How many of us created our resumes just before needing it the first time? Was it the night prior to that big interview? How about when faced with that discouraging “upload resume” button on a job search website?
It’s a mad scramble to desperately cobble something together attempting to recall all those names and dates. It is not expected from applicants looking for summer jobs, therefore, it is put off until “after graduation” when it is really needed.
AN ALTERNATIVE PHILOSOPHY
Build your resume as soon as something eventful occurs in your life; an award, a summer job or some special recognition.
You may be surprised how easy it is to forget your accomplishments. What was the name of your supervisor at Starbucks? Phone number? What was that writing award in 9th grade? Which committee in High School did you join and what were your major accomplishments? Where did you volunteer last summer and what did it teach you?
Get it all on your resume from the smallest accomplishments to the big ones. Include all the details – you can always edit it down later. Of course, you may remove entire items from your resume as you continue growing your list of accomplishments and job experience. It’s much easier to remove an item than to add one a year later when the details are hazy.

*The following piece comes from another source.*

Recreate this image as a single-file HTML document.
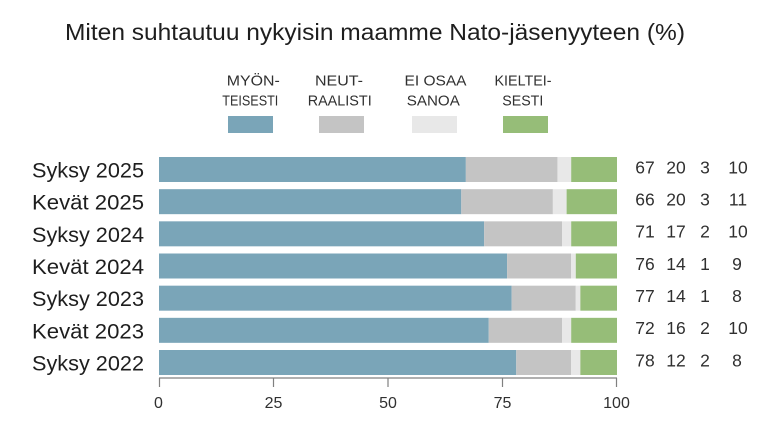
<!DOCTYPE html>
<html><head><meta charset="utf-8"><style>
html,body{margin:0;padding:0;background:#fff;}
svg{display:block;}
text{font-family:"Liberation Sans",sans-serif;}
</style></head><body>
<svg width="775" height="425" viewBox="0 0 775 425" xmlns="http://www.w3.org/2000/svg">
<text x="65" y="40" font-size="23" fill="#1e1e1e" textLength="620" lengthAdjust="spacingAndGlyphs">Miten suhtautuu nykyisin maamme Nato-jäsenyyteen (%)</text>

<g font-size="15" fill="#303030" text-anchor="middle">
<text x="253.3" y="85.5" textLength="53" lengthAdjust="spacingAndGlyphs">MYÖN-</text>
<text x="250.3" y="105.5" textLength="56" lengthAdjust="spacingAndGlyphs">TEISESTI</text>
<text x="339" y="85.5" textLength="48" lengthAdjust="spacingAndGlyphs">NEUT-</text>
<text x="339.7" y="105.5" textLength="64" lengthAdjust="spacingAndGlyphs">RAALISTI</text>
<text x="435.5" y="85.5" textLength="62" lengthAdjust="spacingAndGlyphs">EI OSAA</text>
<text x="433.3" y="105.5" textLength="53" lengthAdjust="spacingAndGlyphs">SANOA</text>
<text x="523" y="85.5" textLength="57" lengthAdjust="spacingAndGlyphs">KIELTEI-</text>
<text x="522.8" y="105.5" textLength="41" lengthAdjust="spacingAndGlyphs">SESTI</text>
</g>
<rect x="228" y="116" width="45" height="17" fill="#7aa5b8"/>
<rect x="319" y="116" width="45" height="17" fill="#c4c4c4"/>
<rect x="412" y="116" width="45" height="17" fill="#e8e8e8"/>
<rect x="503" y="116" width="45" height="17" fill="#96bd78"/>

<g font-size="21.5" fill="#1e1e1e">
<text x="32" y="177.5" textLength="112" lengthAdjust="spacingAndGlyphs">Syksy 2025</text>
<text x="32" y="209.7" textLength="112" lengthAdjust="spacingAndGlyphs">Kevät 2025</text>
<text x="32" y="241.8" textLength="112" lengthAdjust="spacingAndGlyphs">Syksy 2024</text>
<text x="32" y="274" textLength="112" lengthAdjust="spacingAndGlyphs">Kevät 2024</text>
<text x="32" y="306.2" textLength="112" lengthAdjust="spacingAndGlyphs">Syksy 2023</text>
<text x="32" y="338.3" textLength="112" lengthAdjust="spacingAndGlyphs">Kevät 2023</text>
<text x="32" y="370.5" textLength="112" lengthAdjust="spacingAndGlyphs">Syksy 2022</text>
</g>

<rect x="159" y="157" width="306.86" height="25" fill="#7aa5b8"/>
<rect x="465.86" y="157" width="91.6" height="25" fill="#c4c4c4"/>
<rect x="557.46" y="157" width="13.74" height="25" fill="#e8e8e8"/>
<rect x="571.2" y="157" width="45.8" height="25" fill="#96bd78"/>
<rect x="159" y="189.17" width="302.28" height="25" fill="#7aa5b8"/>
<rect x="461.28" y="189.17" width="91.6" height="25" fill="#c4c4c4"/>
<rect x="552.88" y="189.17" width="13.74" height="25" fill="#e8e8e8"/>
<rect x="566.62" y="189.17" width="50.38" height="25" fill="#96bd78"/>
<rect x="159" y="221.33" width="325.18" height="25" fill="#7aa5b8"/>
<rect x="484.18" y="221.33" width="77.86" height="25" fill="#c4c4c4"/>
<rect x="562.04" y="221.33" width="9.16" height="25" fill="#e8e8e8"/>
<rect x="571.2" y="221.33" width="45.8" height="25" fill="#96bd78"/>
<rect x="159" y="253.5" width="348.08" height="25" fill="#7aa5b8"/>
<rect x="507.08" y="253.5" width="64.12" height="25" fill="#c4c4c4"/>
<rect x="571.2" y="253.5" width="4.58" height="25" fill="#e8e8e8"/>
<rect x="575.78" y="253.5" width="41.22" height="25" fill="#96bd78"/>
<rect x="159" y="285.67" width="352.66" height="25" fill="#7aa5b8"/>
<rect x="511.66" y="285.67" width="64.12" height="25" fill="#c4c4c4"/>
<rect x="575.78" y="285.67" width="4.58" height="25" fill="#e8e8e8"/>
<rect x="580.36" y="285.67" width="36.64" height="25" fill="#96bd78"/>
<rect x="159" y="317.83" width="329.76" height="25" fill="#7aa5b8"/>
<rect x="488.76" y="317.83" width="73.28" height="25" fill="#c4c4c4"/>
<rect x="562.04" y="317.83" width="9.16" height="25" fill="#e8e8e8"/>
<rect x="571.2" y="317.83" width="45.8" height="25" fill="#96bd78"/>
<rect x="159" y="350" width="357.24" height="25" fill="#7aa5b8"/>
<rect x="516.24" y="350" width="54.96" height="25" fill="#c4c4c4"/>
<rect x="571.2" y="350" width="9.16" height="25" fill="#e8e8e8"/>
<rect x="580.36" y="350" width="36.64" height="25" fill="#96bd78"/>

<g font-size="17.5" fill="#303030" text-anchor="middle">
<text x="645" y="173.3">67</text><text x="676" y="173.3">20</text><text x="705" y="173.3">3</text><text x="738" y="173.3">10</text>
<text x="645" y="205.5">66</text><text x="676" y="205.5">20</text><text x="705" y="205.5">3</text><text x="738" y="205.5">11</text>
<text x="645" y="237.6">71</text><text x="676" y="237.6">17</text><text x="705" y="237.6">2</text><text x="738" y="237.6">10</text>
<text x="645" y="269.8">76</text><text x="676" y="269.8">14</text><text x="705" y="269.8">1</text><text x="737" y="269.8">9</text>
<text x="645" y="302">77</text><text x="676" y="302">14</text><text x="705" y="302">1</text><text x="737" y="302">8</text>
<text x="645" y="334.1">72</text><text x="676" y="334.1">16</text><text x="705" y="334.1">2</text><text x="738" y="334.1">10</text>
<text x="645" y="366.3">78</text><text x="676" y="366.3">12</text><text x="705" y="366.3">2</text><text x="737" y="366.3">8</text>
</g>

<g stroke="#808080" stroke-width="1.2" fill="none">
<line x1="159" y1="378" x2="617" y2="378"/>
<line x1="159.5" y1="378" x2="159.5" y2="387"/>
<line x1="273.5" y1="378" x2="273.5" y2="387"/>
<line x1="388" y1="378" x2="388" y2="387"/>
<line x1="502.5" y1="378" x2="502.5" y2="387"/>
<line x1="616.5" y1="378" x2="616.5" y2="387"/>
</g>
<g font-size="16" fill="#303030" text-anchor="middle">
<text x="158.5" y="408">0</text>
<text x="273.5" y="408">25</text>
<text x="388" y="408">50</text>
<text x="502.5" y="408">75</text>
<text x="616.5" y="408">100</text>
</g>
</svg>
</body></html>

Building a resume can become a self-fulfilling prophesy. What is a resume? It’s a reflection of what you have achieved as your life and career marches along. It’s a mirror that a potential employer holds up to their job description and company culture to receive a first impression.

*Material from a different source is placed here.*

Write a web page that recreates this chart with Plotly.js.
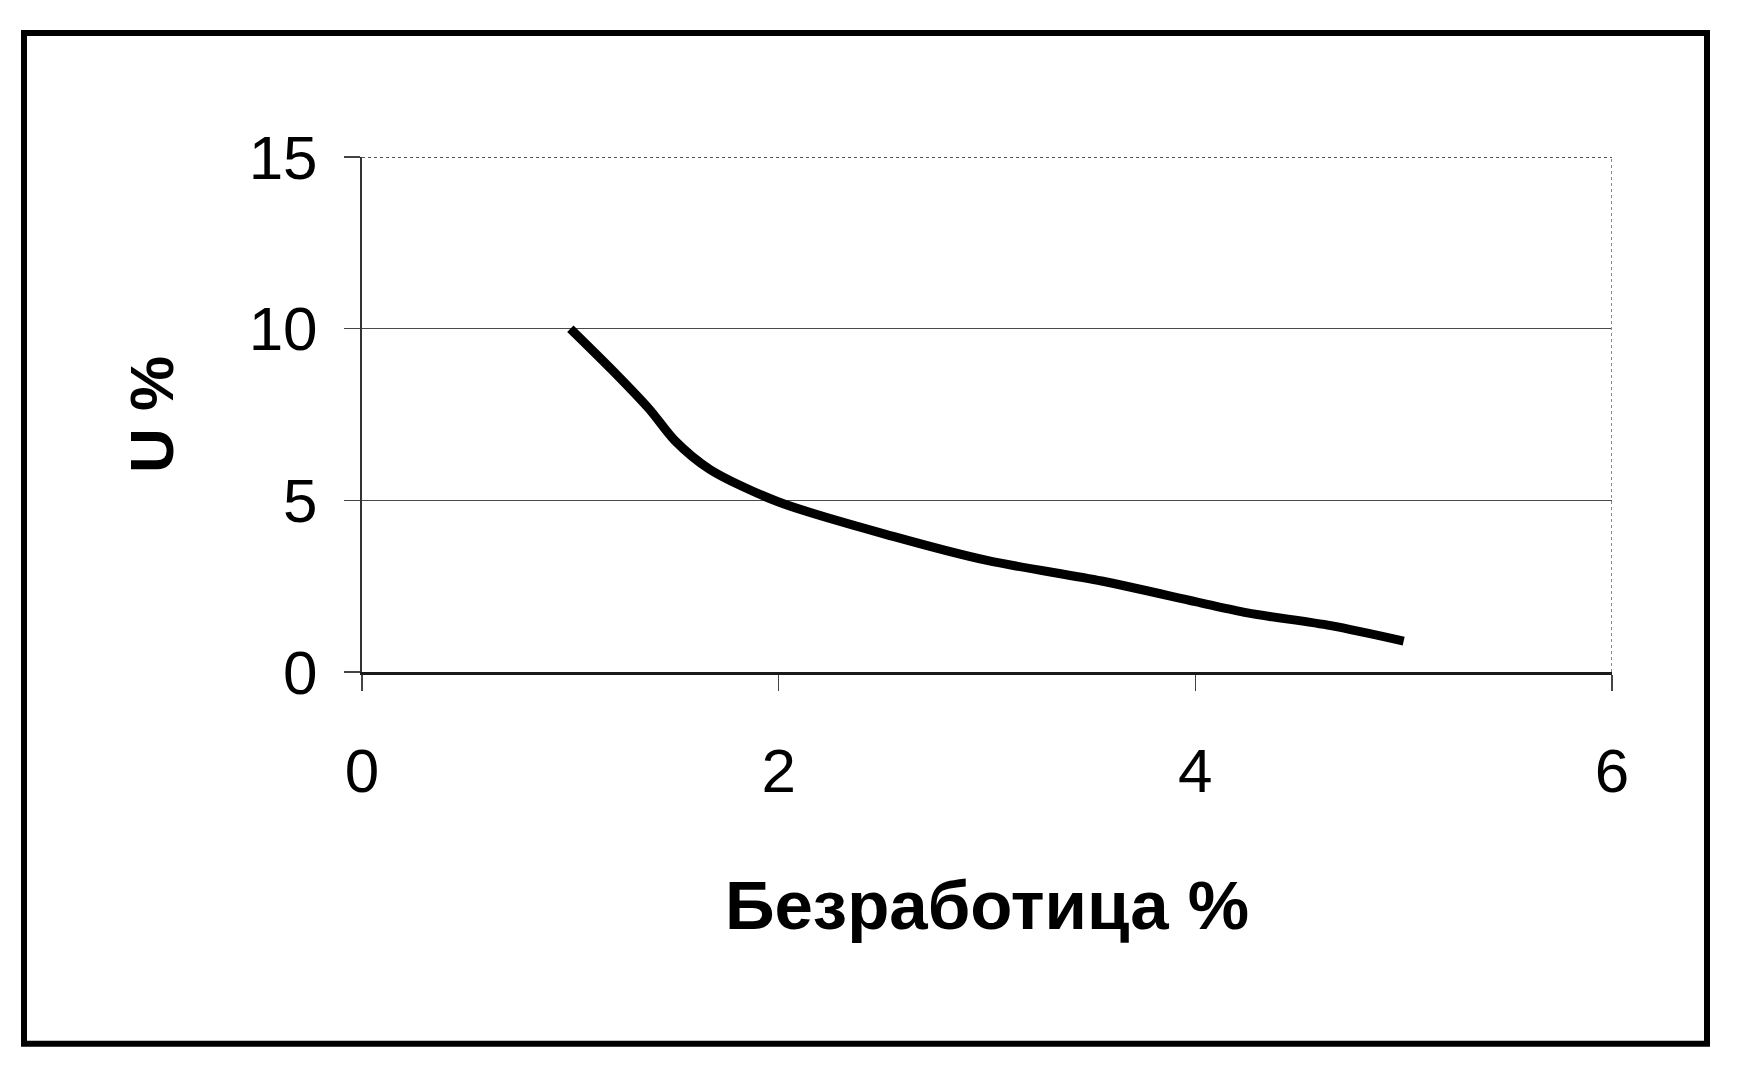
<!DOCTYPE html>
<html>
<head>
<meta charset="utf-8">
<script src="https://cdn.plot.ly/plotly-3.0.1.min.js"></script>
<style>
  html, body { margin: 0; padding: 0; background: #ffffff; }
  #chart { width: 1748px; height: 1089px; }
</style>
</head>
<body>
<div id="chart"></div>
<script>
// Data
const unemployment = [1.0, 1.2, 1.38, 1.5, 1.67, 2.0, 2.55, 3.0, 3.55, 4.0, 4.25, 4.65, 5.0];
const inflation    = [10.0, 8.8, 7.65, 6.75, 5.9, 4.95, 3.95, 3.25, 2.65, 2.05, 1.72, 1.35, 0.9];
const xTicks = [0, 2, 4, 6];
const yTicks = [0, 5, 10, 15];
const xTitle = 'Безработица %';
const yTitle = 'U %';

const FONT = '"Liberation Sans", Arial, sans-serif';

const trace = {
  x: unemployment,
  y: inflation,
  type: 'scatter',
  mode: 'lines',
  line: { color: '#000000', width: 9, shape: 'spline', smoothing: 0.8 },
  hoverinfo: 'x+y',
  showlegend: false
};

const layout = {
  width: 1748,
  height: 1089,
  paper_bgcolor: '#ffffff',
  plot_bgcolor: '#ffffff',
  margin: { l: 362, r: 136, t: 157, b: 417 },
  showlegend: false,
  font: { family: FONT, color: '#000000' },
  xaxis: {
    range: [0, 6],
    tickvals: xTicks,
    ticktext: xTicks.map(String),
    showgrid: false,
    zeroline: false,
    showline: true,
    linecolor: '#1a1a1a',
    linewidth: 3,
    ticks: 'outside',
    ticklen: 16,
    tickwidth: 1.5,
    tickcolor: '#444444',
    ticklabelstandoff: 27,
    tickfont: { family: FONT, size: 62, color: '#000000' },
    title: { text: xTitle, font: { family: FONT, size: 69, color: '#000000', weight: 'bold' }, standoff: 77 },
    automargin: false,
    fixedrange: true
  },
  yaxis: {
    range: [0, 15],
    tickvals: yTicks,
    ticktext: yTicks.map(String),
    showgrid: true,
    gridcolor: '#4a4a4a',
    gridwidth: 1.5,
    zeroline: false,
    showline: true,
    linecolor: '#333333',
    linewidth: 2,
    ticks: 'outside',
    ticklen: 16,
    tickwidth: 1.5,
    tickcolor: '#444444',
    ticklabelstandoff: 14,
    tickfont: { family: FONT, size: 62, color: '#000000' },
    title: { text: yTitle, font: { family: FONT, size: 62, color: '#000000', weight: 'bold' }, standoff: 55 },
    automargin: false,
    fixedrange: true
  },
  shapes: [
    // outer chart frame
    { type: 'rect', xref: 'paper', yref: 'paper',
      x0: -0.2704, x1: 1.076, y0: -0.722, y1: 1.241,
      line: { color: '#000000', width: 6 }, fillcolor: 'rgba(0,0,0,0)', layer: 'below' },
    // dotted top border of plot area
    { type: 'line', xref: 'x', yref: 'y', x0: 0, x1: 6, y0: 15, y1: 15,
      line: { color: '#555555', width: 2, dash: 'dot' } },
    // dotted right border of plot area
    { type: 'line', xref: 'x', yref: 'y', x0: 6, x1: 6, y0: 0, y1: 15,
      line: { color: '#888888', width: 2, dash: 'dot' } }
  ]
};

Plotly.newPlot('chart', [trace], layout, { displayModeBar: false, staticPlot: true });
</script>
</body>
</html>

If your resume appears to not be a good fit, offer enough information or reflect adequate experience, you may never get to the interview step in your application process where, you think, you truly shine. It doesn’t matter how good an interviewee you are if the HR department never calls.
The job hunt is a competition and you may need to purposely make the effort to gain specific experience in order to qualify to meet your goals.
For example, if you want to become a doctor, you should consider volunteering at a hospital. Keep your eye on your resume as a gauge of whether you are achieving our goals in order to maximize your chances of success; self-fulfilling prophesy.
Take a look at a college application (future blog) and you will what activities are expected from you during High School. They should all be on your resume.
Even if you are planning on becoming an entrepreneur, a resume may be helpful, someday, when you are sitting across the desk from a banking loan officer. They like to see experience in the field in which you are planning to begin your business.
Let’s face it, not all of us are the right fit for running our own business. Plans change – having an up-to-date resume may help to get that “temporary” job until you can figure it all out. Hedge your bets.
STUDY (RESUME) GROUPS
Consider applying the value of study groups to building a resume. Get together a few friends and build your resumes together. Check in with each other during your High School and College careers and compare. This may motivate you to shore up some areas that may be too light (such as volunteerism).
Imagine how much faster and easier it will be to complete job applications when you have all the information at your fingertips?. Applications are required, in most cases, even if you have a resume.
Finally, how much better will you look applying for that summer job when you are one of the very few applicants with a resume? You’ve just given yourself that much better chance to get that job!